■ DATA:

* * *

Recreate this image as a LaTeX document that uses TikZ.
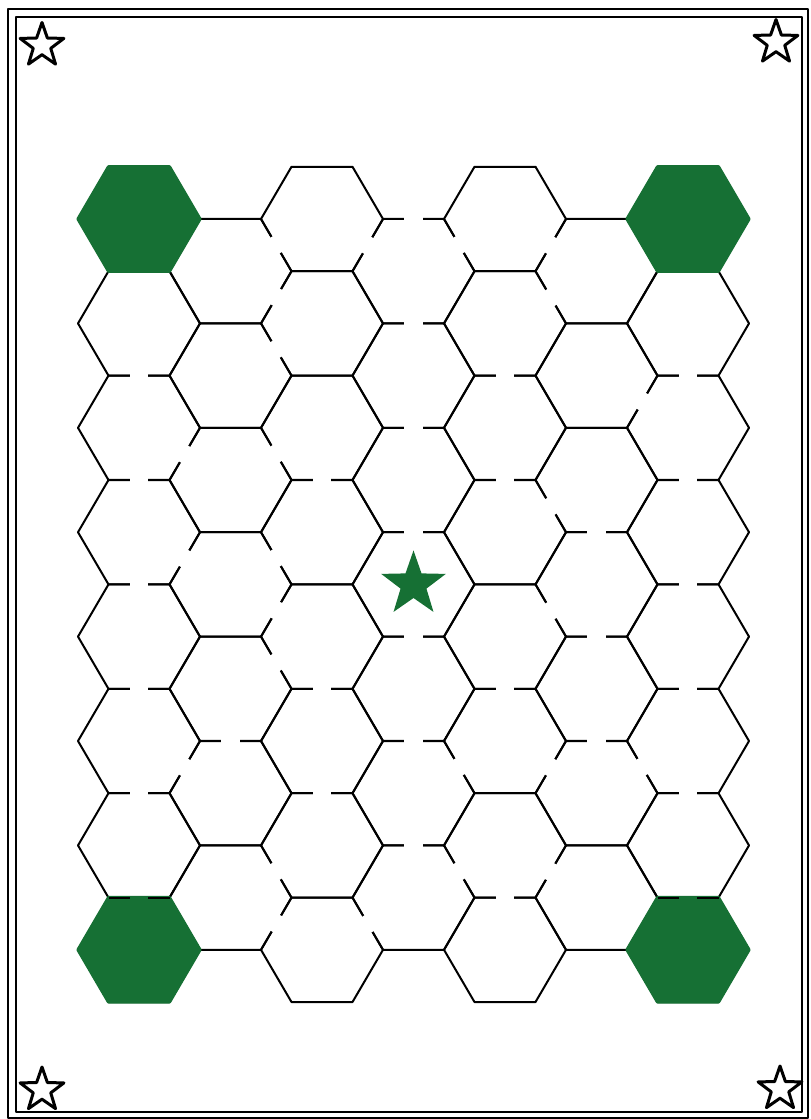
\documentclass[tikz,border=0pt]{standalone}
\usepackage{tikz}
\usetikzlibrary{calc, shapes.geometric, positioning}
\definecolor{boardgreen}{RGB}{22,112,52}

% corner of hex (column, row) at a given angle
\newcommand{\hexpt}[3]{($(h#1-#2)+({61*cos(#3)},{-60.3*sin(#3)})$)}

\begin{document}
\begin{tikzpicture}[x=0.5pt, y=-0.5pt, line join=round,
    wall/.style={line width=1pt},
    wallgap/.style={white, line width=2.2pt, dash pattern=on 0pt off 10.7pt on 9.1pt off 40pt},
    greenhex/.style={fill=boardgreen, draw=boardgreen, line width=1.6pt},
    cornerstar/.style={star, star points=5, star point ratio=2.5, draw, line width=1.5pt, inner sep=0pt, minimum size=23pt},
    goalstar/.style={star, star points=5, star point ratio=2.5, fill=boardgreen, inner sep=0pt, minimum size=34pt}]
    \useasboundingbox (0,0) rectangle (810,1119);

    % 1. Double frame
    \draw[wall] (8,9) rectangle (808,1118);
    \draw[wall] (16,17) rectangle (802,1112);

    % 2. Hex centres: 7 columns, even ones with 8 hexes, odd ones with 7
    \foreach \c in {0,...,6} {
        \pgfmathtruncatemacro\odd{mod(\c,2)}
        \pgfmathtruncatemacro\last{7-\odd}
        \foreach \r in {0,...,\last}
            \coordinate (h\c-\r) at ({139+91.5*\c},{219+52.2*\odd+104.4*\r});
    }

    % 3. All hex outlines
    \foreach \c in {0,...,6} {
        \pgfmathtruncatemacro\last{7-mod(\c,2)}
        \foreach \r in {0,...,\last}
            \draw[wall] \hexpt{\c}{\r}{0} -- \hexpt{\c}{\r}{60} -- \hexpt{\c}{\r}{120}
                -- \hexpt{\c}{\r}{180} -- \hexpt{\c}{\r}{240} -- \hexpt{\c}{\r}{300} -- cycle;
    }

    % 4. Open walls (gap in the middle of the side)
    % top/bottom sides
    \foreach \c/\r/\a/\b in {3/0/60/120,
        0/1/240/300, 0/2/240/300, 0/3/240/300, 0/4/240/300, 0/5/240/300,
        1/4/240/300,
        2/2/240/300, 2/4/240/300, 2/5/240/300,
        3/0/240/300, 3/1/240/300, 3/2/240/300, 3/3/240/300, 3/4/240/300, 3/5/240/300,
        4/1/240/300, 4/2/240/300, 4/4/240/300, 4/6/240/300,
        5/2/240/300, 5/3/240/300, 5/4/240/300,
        6/1/240/300, 6/2/240/300, 6/3/240/300, 6/4/240/300, 6/5/240/300}
        \draw[wallgap] \hexpt{\c}{\r}{\a} -- \hexpt{\c}{\r}{\b};
    % slanted sides
    \foreach \c/\r/\a/\b in {1/2/120/180, 1/3/120/180, 1/5/120/180,
        1/0/0/60, 1/0/300/0, 1/1/0/60, 1/2/0/60, 1/3/0/60, 1/3/300/0,
        1/4/0/60, 1/6/0/60, 1/6/300/0,
        3/0/120/180, 3/6/180/240, 3/0/0/60, 3/5/0/60, 3/6/0/60,
        5/0/120/180, 5/0/180/240, 5/2/180/240, 5/3/180/240, 5/5/120/180, 5/6/120/180,
        5/1/300/0, 5/5/0/60}
        \draw[wallgap] \hexpt{\c}{\r}{\a} -- \hexpt{\c}{\r}{\b};

    % 5. Green corner hexes
    \foreach \c/\r in {0/0, 6/0, 0/7, 6/7}
        \draw[greenhex] \hexpt{\c}{\r}{0} -- \hexpt{\c}{\r}{60} -- \hexpt{\c}{\r}{120}
            -- \hexpt{\c}{\r}{180} -- \hexpt{\c}{\r}{240} -- \hexpt{\c}{\r}{300} -- cycle;
    % open top side of the lower green hexes
    \foreach \c in {0,6}
        \draw[wall, dash pattern=on 10.7pt off 9.1pt on 10.7pt off 20pt]
            \hexpt{\c}{7}{120} -- \hexpt{\c}{7}{60};

    % 6. Stars
    \node[cornerstar] (starNW) at (42,45.5) {};
    \node[cornerstar] (starNE) at (776,42.5) {};
    \node[cornerstar] (starSW) at (42,1090) {};
    \node[cornerstar] (starSE) at (780,1089) {};
    \node[goalstar] (goal) at (h3-3) {};

\end{tikzpicture}
\end{document}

* * *

Give every line back word for word and leave the pictures out.

■ FULL SOLUTION:
Recreate this image as a LaTeX document that uses TikZ.
\documentclass[tikz,border=0pt]{standalone}
\usepackage{tikz}
\usetikzlibrary{calc, shapes.geometric, positioning}
\definecolor{boardgreen}{RGB}{22,112,52}

% corner of hex (column, row) at a given angle
\newcommand{\hexpt}[3]{($(h#1-#2)+({61*cos(#3)},{-60.3*sin(#3)})$)}

\begin{document}
\begin{tikzpicture}[x=0.5pt, y=-0.5pt, line join=round,
    wall/.style={line width=1pt},
    wallgap/.style={white, line width=2.2pt, dash pattern=on 0pt off 10.7pt on 9.1pt off 40pt},
    greenhex/.style={fill=boardgreen, draw=boardgreen, line width=1.6pt},
    cornerstar/.style={star, star points=5, star point ratio=2.5, draw, line width=1.5pt, inner sep=0pt, minimum size=23pt},
    goalstar/.style={star, star points=5, star point ratio=2.5, fill=boardgreen, inner sep=0pt, minimum size=34pt}]
    \useasboundingbox (0,0) rectangle (810,1119);

    % 1. Double frame
    \draw[wall] (8,9) rectangle (808,1118);
    \draw[wall] (16,17) rectangle (802,1112);

    % 2. Hex centres: 7 columns, even ones with 8 hexes, odd ones with 7
    \foreach \c in {0,...,6} {
        \pgfmathtruncatemacro\odd{mod(\c,2)}
        \pgfmathtruncatemacro\last{7-\odd}
        \foreach \r in {0,...,\last}
            \coordinate (h\c-\r) at ({139+91.5*\c},{219+52.2*\odd+104.4*\r});
    }

    % 3. All hex outlines
    \foreach \c in {0,...,6} {
        \pgfmathtruncatemacro\last{7-mod(\c,2)}
        \foreach \r in {0,...,\last}
            \draw[wall] \hexpt{\c}{\r}{0} -- \hexpt{\c}{\r}{60} -- \hexpt{\c}{\r}{120}
                -- \hexpt{\c}{\r}{180} -- \hexpt{\c}{\r}{240} -- \hexpt{\c}{\r}{300} -- cycle;
    }

    % 4. Open walls (gap in the middle of the side)
    % top/bottom sides
    \foreach \c/\r/\a/\b in {3/0/60/120,
        0/1/240/300, 0/2/240/300, 0/3/240/300, 0/4/240/300, 0/5/240/300,
        1/4/240/300,
        2/2/240/300, 2/4/240/300, 2/5/240/300,
        3/0/240/300, 3/1/240/300, 3/2/240/300, 3/3/240/300, 3/4/240/300, 3/5/240/300,
        4/1/240/300, 4/2/240/300, 4/4/240/300, 4/6/240/300,
        5/2/240/300, 5/3/240/300, 5/4/240/300,
        6/1/240/300, 6/2/240/300, 6/3/240/300, 6/4/240/300, 6/5/240/300}
        \draw[wallgap] \hexpt{\c}{\r}{\a} -- \hexpt{\c}{\r}{\b};
    % slanted sides
    \foreach \c/\r/\a/\b in {1/2/120/180, 1/3/120/180, 1/5/120/180,
        1/0/0/60, 1/0/300/0, 1/1/0/60, 1/2/0/60, 1/3/0/60, 1/3/300/0,
        1/4/0/60, 1/6/0/60, 1/6/300/0,
        3/0/120/180, 3/6/180/240, 3/0/0/60, 3/5/0/60, 3/6/0/60,
        5/0/120/180, 5/0/180/240, 5/2/180/240, 5/3/180/240, 5/5/120/180, 5/6/120/180,
        5/1/300/0, 5/5/0/60}
        \draw[wallgap] \hexpt{\c}{\r}{\a} -- \hexpt{\c}{\r}{\b};

    % 5. Green corner hexes
    \foreach \c/\r in {0/0, 6/0, 0/7, 6/7}
        \draw[greenhex] \hexpt{\c}{\r}{0} -- \hexpt{\c}{\r}{60} -- \hexpt{\c}{\r}{120}
            -- \hexpt{\c}{\r}{180} -- \hexpt{\c}{\r}{240} -- \hexpt{\c}{\r}{300} -- cycle;
    % open top side of the lower green hexes
    \foreach \c in {0,6}
        \draw[wall, dash pattern=on 10.7pt off 9.1pt on 10.7pt off 20pt]
            \hexpt{\c}{7}{120} -- \hexpt{\c}{7}{60};

    % 6. Stars
    \node[cornerstar] (starNW) at (42,45.5) {};
    \node[cornerstar] (starNE) at (776,42.5) {};
    \node[cornerstar] (starSW) at (42,1090) {};
    \node[cornerstar] (starSE) at (780,1089) {};
    \node[goalstar] (goal) at (h3-3) {};

\end{tikzpicture}
\end{document}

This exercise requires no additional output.